It may be that Wheaton College’s termination
of Joshua Hochschild as a professor of philosophy because of his
conversion to Roman Catholicism will eventually be looked upon as a terminus a quo in its departure not simply from Evangelicalism, but from Christianity altogether. I know this may sound hyperbolic, but
if I am right in my belief that the deracinate Evangelical intellectual has
only two well-marked paths of forward thought-movement open to him, the
catholicizing or the liberalizing, this action represents an understandable but nonetheless ominous choice of the latter, and so a path out into the void.
To be sure, the vicissitudes of history may be expected to complicate the exeunt stage-left. Nor is it obvious
on its face to the majority of the players in this drama that the action was
symbolic of a deep and fatal ambiguity that links Evangelicalism with the
fallen Protestant mainline, once evangelical itself. It appears that President Litfin did the right thing–or at least the properly Evangelical thing, as
First Thing’s Joseph Bottum and others have remarked–in identifying his
school’s statement of faith as Protestant and therefore as excluding Roman
Catholic teachers. On the bright surface of things the hard but defensible
decision was made. Dr. Hochschild was told to go his way not simply
because his continued presence would offend a significant body of donors, but because
Wheaton is a Protestant school and Dr. Litfin is a principled man.
A deeper problem for Wheaton, though, the problem of which the rejection is
ultimately a symbol, is that in rejecting a Catholic in accordance with
Evangelical principles, it has passively endorsed the continued tenure and
influence of its liberalizing Evangelicals whose anti-Christianity Litfin and
Wheaton, along with almost every major Evangelical institution, have admitted
as fully Evangelical. The path to
secularism–of which egalitarianism is the principal gate and adornment in our
time, and successful resistance to which is our own day’s peculiar
test of fidelity to the Christian faith in this part of the world–is being kept
wide open by the more respectable sections of the Evangelical academy.

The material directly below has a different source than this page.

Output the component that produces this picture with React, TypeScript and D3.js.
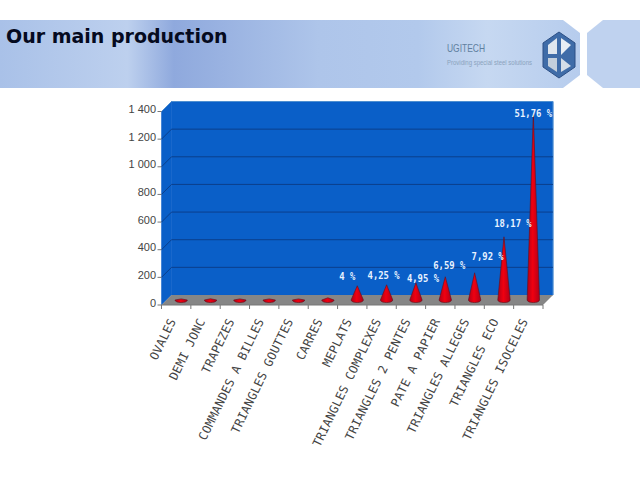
import React from 'react';
import { scaleBand, scaleLinear, path as d3path } from 'd3';

const categories = [
  'OVALES', 'DEMI JONC', 'TRAPEZES', 'COMMANDES A BILLES', 'TRIANGLES GOUTTES', 'CARRES', 'MEPLATS',
  'TRIANGLES COMPLEXES', 'TRIANGLES 2 PENTES', 'PATE A PAPIER', 'TRIANGLES ALLEGES', 'TRIANGLES ECO', 'TRIANGLES ISOCELES'
];
const values = [8, 9, 8, 8, 8, 16, 103, 110, 124, 168, 197, 457, 1350];
const percentLabels = ['', '', '', '', '', '', '4 %', '4,25 %', '4,95 %', '6,59 %', '7,92 %', '18,17 %', '51,76 %'];
const tickValues = [0, 200, 400, 600, 800, 1000, 1200, 1400];
const tickLabels = ['0', '200', '400', '600', '800', '1 000', '1 200', '1 400'];

// labels were dragged by hand in the original, so each one has its own nudge
const labelDx = [0, 0, 0, 0, 0, 0, -10, -3, 7, 4, 13, 9, 0];
const labelDy = [0, 0, 0, 0, 0, 0, -10, -10, -5, -12, -17, -14, 0];

const frontLeft = 161.5;
const frontRight = 543;
const depth = 10;
const frontBottom = 305;
const frontTop = 111.5;

const x = scaleBand().domain(categories).range([frontLeft, frontRight]);
const yFront = scaleLinear().domain([0, 1400]).range([frontBottom, frontTop]);
const yBack = (v: number) => yFront(v) - depth;
const yMid = (v: number) => yFront(v) - depth / 2;

const conePath = (cx: number, v: number) => {
  const base = yMid(0);
  const rx = 6.2;
  const ry = 2.6;
  const p = d3path();
  p.moveTo(cx, yMid(v));
  p.lineTo(cx + rx, base);
  p.bezierCurveTo(cx + rx, base + ry * 1.3, cx - rx, base + ry * 1.3, cx - rx, base);
  p.closePath();
  return p.toString();
};

const bandStops = [
  [0, '#a9c1e8'], [0.22, '#bdd0ee'], [0.3, '#8fa9dd'], [0.55, '#aec5ea'],
  [0.72, '#b2c9ec'], [0.84, '#c6d8f1'], [1, '#b6cced']
];

export default function App() {
  return (
    <svg width={640} height={480} style={{ position: 'absolute', left: 0, top: 0, background: '#fff' }}>
      <defs>
        <linearGradient id="band">
          {bandStops.map(([o, c]) => <stop key={o} offset={o as number} stopColor={c as string} />)}
        </linearGradient>
        <linearGradient id="cone">
          <stop offset="0" stopColor="#b00018" />
          <stop offset="0.45" stopColor="#f00010" />
          <stop offset="1" stopColor="#b00018" />
        </linearGradient>
      </defs>

      {/* header */}
      <polygon points="0,20 563,20 580,33 580,75 563,88 0,88" fill="url(#band)" />
      <polygon points="603,20 640,20 640,88 603,88 587,75 587,33" fill="#bfd2ef" />
      <text x={6} y={43} fontFamily="DejaVu Sans" fontWeight="bold" fontSize={19} fill="#050a20">Our main production</text>
      <text x={447} y={52} textLength={38} lengthAdjust="spacingAndGlyphs" fontFamily="Liberation Sans" fontSize={11} fill="#5f7f9f">UGITECH</text>
      <text x={447} y={65} textLength={85} lengthAdjust="spacingAndGlyphs" fontFamily="Liberation Sans" fontSize={7} fill="#8aa3bd">Providing special steel solutions</text>
      <polygon points="559,32 575,43 575,67 559,78 543,67 543,43" fill="#3f6ca8" stroke="#2c4f85" strokeWidth={1} />
      <polygon points="548,45 557,38 557,54 548,54" fill="#dfe6ee" />
      <polygon points="561,38 571,45 561,55" fill="#e8eef4" />
      <polygon points="548,58 557,58 557,72 548,66" fill="#c3cfdc" />
      <polygon points="561,58 571,66 561,72" fill="#d5dee8" />

      {/* chart box */}
      <polygon
        points={`${frontLeft},${yFront(1400)} ${frontLeft + depth},${yBack(1400)} ${frontLeft + depth},${yBack(0)} ${frontLeft},${yFront(0)}`}
        fill="#0a5fc8" stroke="#0a5fc8" strokeWidth={0.5}
      />
      <polygon
        points={`${frontLeft + depth},${yBack(1400)} ${frontRight + depth},${yBack(1400)} ${frontRight + depth},${yBack(0)} ${frontLeft + depth},${yBack(0)}`}
        fill="#0a5fc8" stroke="#0a5fc8" strokeWidth={0.5}
      />
      <polygon
        points={`${frontLeft},${yFront(0)} ${frontRight},${yFront(0)} ${frontRight + depth},${yBack(0)} ${frontLeft + depth},${yBack(0)}`}
        fill="#868686"
      />
      <polyline
        points={`${frontLeft},${yFront(1400)} ${frontLeft + depth},${yBack(1400)} ${frontRight + depth},${yBack(1400)} ${frontRight + depth},${yBack(0)}`}
        fill="none" stroke="#4f8fd0" strokeWidth={1}
      />

      {tickValues.slice(1, -1).map(v => (
        <polyline
          key={v}
          points={`${frontLeft},${yFront(v)} ${frontLeft + depth},${yBack(v)} ${frontRight + depth},${yBack(v)}`}
          fill="none" stroke="#0b3f8c" strokeWidth={1}
        />
      ))}

      {/* y axis */}
      {tickValues.map((v, i) => (
        <g key={v}>
          <line x1={frontLeft - 4} x2={frontLeft} y1={yFront(v)} y2={yFront(v)} stroke="#777" />
          <text x={156} y={yFront(v) + 1.5} textAnchor="end" fontFamily="Liberation Sans" fontSize={11} fill="#444">{tickLabels[i]}</text>
        </g>
      ))}

      {/* x axis */}
      <line x1={frontLeft} x2={frontRight} y1={frontBottom} y2={frontBottom} stroke="#777" />
      {categories.map(c => (
        <line key={c} x1={x(c)} x2={x(c)} y1={frontBottom} y2={frontBottom + 4} stroke="#777" />
      ))}
      <line x1={frontRight} x2={frontRight} y1={frontBottom} y2={frontBottom + 4} stroke="#777" />

      {/* cones */}
      {categories.map((c, i) => (
        <path
          key={c}
          d={conePath(x(c)! + x.bandwidth() / 2 + depth / 2, values[i])}
          fill="url(#cone)" stroke="#60101c" strokeWidth={0.6}
        />
      ))}

      {/* percent labels, squeezed so they keep the tall narrow look of the original */}
      {categories.map((c, i) => percentLabels[i] && (
        <text
          key={c}
          x={x(c)! + x.bandwidth() / 2 + depth / 2 + labelDx[i]}
          y={yMid(values[i]) + labelDy[i] + 4}
          textAnchor="middle" fontFamily="DejaVu Sans Mono" fontWeight="bold" fontSize={10.5} fill="#e8f2ff"
          textLength={percentLabels[i].length * 5.35} lengthAdjust="spacingAndGlyphs"
        >{percentLabels[i]}</text>
      ))}

      {/* rotated category labels */}
      {categories.map(c => (
        <text
          key={c}
          transform={`translate(${x(c)! + x.bandwidth() / 2},321) rotate(-64)`}
          textAnchor="end" fontFamily="DejaVu Sans Mono" fontSize={12} letterSpacing={0.2} fill="#444"
        >{c}</text>
      ))}
    </svg>
  );
}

Wheaton may be devoted to the Bible, but its interpretation is, among
Evangelicals, falling into much worse hands than those of the Catholics.
In valiant, Protestant resistance to the authority of the pope, Wheaton, with
high principle and courage, is solemnly submitting to that of the devil.

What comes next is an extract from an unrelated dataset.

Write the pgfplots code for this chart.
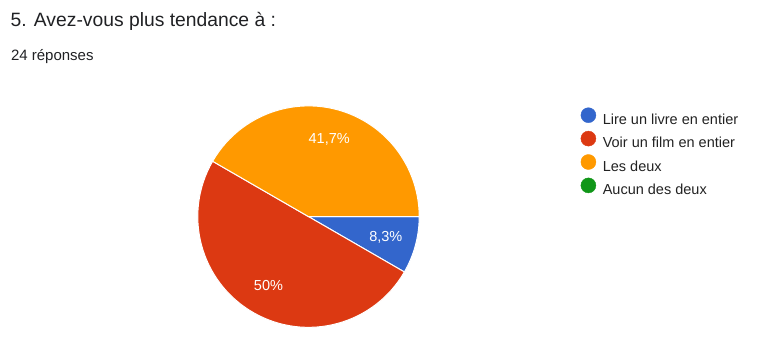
\documentclass[border=0pt]{standalone}
\usepackage{pgfplots}
\usepackage{pgfplotstable}
\pgfplotsset{compat=1.18}
\usepackage{fontspec}
\setmainfont{Liberation Sans}
\definecolor{gblue}{HTML}{3366CC}
\definecolor{gred}{HTML}{DC3912}
\definecolor{gorange}{HTML}{FF9900}
\definecolor{ggreen}{HTML}{109618}
\definecolor{gtext}{HTML}{202124}
\definecolor{gleg}{HTML}{222222}

\pgfplotstableread{
count
2
12
10
0
}\datatable

\begin{document}
\begin{tikzpicture}
\begin{axis}[
  width=759pt, height=333pt, scale only axis,
  xmin=0, xmax=759, ymin=0, ymax=333, y dir=reverse,
  hide axis, clip=false,
  legend style={at={(axis cs:580.5,107.3)}, anchor=north west, draw=none, fill=none,
    inner sep=0pt, font=\fontsize{14.5}{14.5}\selectfont\color{gleg},
    row sep=3.7pt, column sep=0pt,
    nodes={inner sep=0pt, text height=12pt, text depth=3pt}},
  legend cell align=left,
  legend image code/.code={\fill[#1] (7.5pt,4.5pt) circle (7.5pt); \path (21.7pt,0pt);},
]
\path (rel axis cs:0,0) rectangle (rel axis cs:1,1);
\addlegendimage{gblue}
\addlegendentry{Lire un livre en entier}
\addlegendimage{gred}
\addlegendentry{Voir un film en entier}
\addlegendimage{gorange}
\addlegendentry{Les deux}
\addlegendimage{ggreen}
\addlegendentry{Aucun des deux}

\pgfplotsextra{
  \gdef\total{0}
  \foreach \i in {0,...,3}{
    \pgfplotstablegetelem{\i}{count}\of\datatable
    \pgfmathsetmacro\tmp{\total+\pgfplotsretval}
    \xdef\total{\tmp}
  }
  \gdef\startang{0}
  \foreach \i/\col in {0/gblue,1/gred,2/gorange,3/ggreen}{
    \pgfplotstablegetelem{\i}{count}\of\datatable
    \pgfmathsetmacro\sweep{360*\pgfplotsretval/\total}
    \pgfmathsetmacro\pct{100*\pgfplotsretval/\total}
    \pgfmathsetmacro\endang{\startang-\sweep}
    \pgfmathsetmacro\midang{(\startang+\endang)/2}
    \ifdim\sweep pt>0pt
      \fill[\col, draw=white, line width=1pt] (axis cs:308.5,216.6) -- ++(\startang:110.7pt)
        arc[start angle=\startang, end angle=\endang, radius=110.7pt] -- cycle;
      \path (axis cs:308.5,216.6) ++(\midang:80pt) node[text=white, font=\fontsize{14.5}{14.5}\selectfont]
        {\pgfmathprintnumber[fixed, precision=1, use comma, assume math mode=true]{\pct}\%};
    \fi
    \xdef\startang{\endang}
  }
}

\node[anchor=base west, inner sep=0pt, text=gtext, font=\fontsize{19.3}{19.3}\selectfont]
  at (axis cs:10.5,26.7) {5. Avez-vous plus tendance à :};
\node[anchor=base west, inner sep=0pt, text=gtext, font=\fontsize{15}{15}\selectfont]
  at (axis cs:10.8,60) {24 réponses};
\end{axis}
\end{tikzpicture}
\end{document}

I would be surprised if Wheaton will be able to survive as a Christian institution by force of the
shame it will allow itself to feel for the illiberality behind this act. The
ejection of a Catholic will provide yet another opportunity for liberals to express their contempt for conservative Christians, driving
those Evangelical intellectuals who are petrified at the prospect of this disdain further than ever from their faith. They will oppose the ejection, and actions like it, not because they have any particular sympathies with Catholicism in general or people like Joshua Hochschild in particular, but because these
stand, among the company they wish to keep, for the fundamentalism they
above all things despise, and with which the Evangelical intelligentsia will do almost anything to avoid
The Evangelical progressives’ deep and abiding fear of the charge of fundamentalism by their secular peers will support the rejection of
anti-Catholicism for the same reason it supports their rejection of Christianity’s patriarchalism. To the degree they are
able to gain power in the Evangelical institution, the old-style, anti-Catholic
Protestantism represented by President Litfin will be replaced by the
new-style religion of the Evangelical egalitarian, which will welcome Catholics (of a certain type) with chortles of joy and wide-spread ecumenical arms. The problem with this
is that the former, despite its strictures, is identifiably Christian while the
latter, despite its emancipations, is not.